In retrospect, radical Islamists made a dramatic transition into modern and market-oriented, even somewhat secular lifestyles during the JDP rule, as Tuğal emphasised in the first edition of the book. What Tuğal did not touch upon in the original edition was that the JDP was concurrently trying to lure the secularists into a more oppressive and conservative space while pulling Islamists into a more modern and liberal way of life. Nonetheless, after 2011, especially in the post-Gezi period, the JDP has been characterised by nationalism, authoritarianism, illiberal democratic ideas and Islamic politics. From the 2010s to 2022, JDP politics have changed drastically; therefore, the so-called Passive Revolution now seems like a controversial thesis.
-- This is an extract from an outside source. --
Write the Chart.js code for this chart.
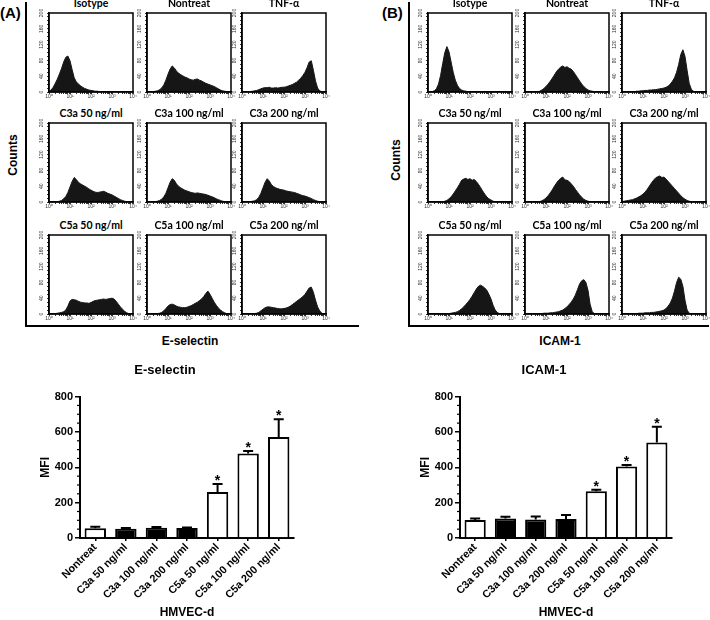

Overall, Passive Revolution offers a substantial and elaborate account of the transformations of the Islamist movement in Turkey over the past two decades. The book argues that while engaging in a struggle for hegemony, Islamist activism has shifted from a counter-hegemonic project to a new hegemonic project that has been absorbed by the dominant political structure. Although there are many studies that have examined the JDP’s political path and neoliberal policies, Tuğal's work still maintains its originality both in terms of his ethnographic contribution, and in terms of demonstrating how the radical Islamic lower classes were integrated into the larger political system.
Note
According to Gramsci, ‘political society consists of actors and organizations that have comprehensive social visions and try to regulate the whole of social life, unlike civil society actors who pursue specific interests or specific issues’ (Bates 1975, p. 353).